Ce fut donc un triste jour pour les libertés publiques en France. Pendant que les députés, en majorité « de gauche » en retournaient à leurs pénates après avoir adopté ce texte, Cabu, Charb, Tignous, Wolinski et les autres, si grands défenseurs de la Liberté avec un L majuscule, devaient se retourner dans leur tombe. Et sur 18 députés d’Europe Ecologie Les Verts, députés issus d’une tradition libertaire et d’un parti extrêmement attaché aux libertés publiques et privées, il s’en est trouvé 5 pour voter pour ce projet de loi. Triste époque où tout se perd…
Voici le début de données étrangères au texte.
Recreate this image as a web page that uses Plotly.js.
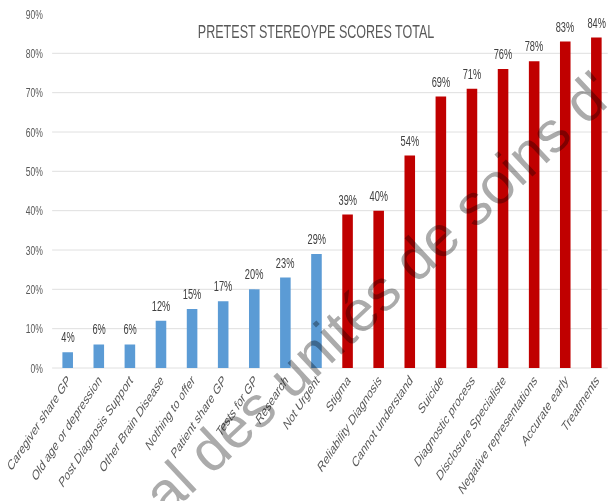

En tous cas, François Hollande et le gouvernement auraient mieux fait de faire preuve au moins de curiosité européenne, en s’apercevant de l’incongruité de leur texte vu d’Allemagne, rappelant les heures les plus sombres de la Stasi (surtout avec la polémique récente où les services de renseignements allemands sont accusés d’avoir espionner leurs partenaires européens au profit de la NSA américaine), ou en s’inspirant de ces mots du premier ministre norvégien Jens Stoltenberg après le massacre d’Utoya perpétré par Anders Breivik en juillet 2011 :
«J’ai un message pour celui qui nous a attaqué et pour ceux qui sont derrière tout ça: vous ne nous détruirez pas. Vous ne détruirez pas la démocratie et notre travail pour rendre le monde meilleur. Nous allons répondre à la terreur par plus de démocratie, plus d’ouverture et de tolérance.»
Alors concernant ce triste projet de loi français sur le renseignement, pour paraphraser Churchill : ‘Ils ont accepté la restriction des libertés pour avoir la sécurité. Ils auront la restriction des libertés et l’insécurité.’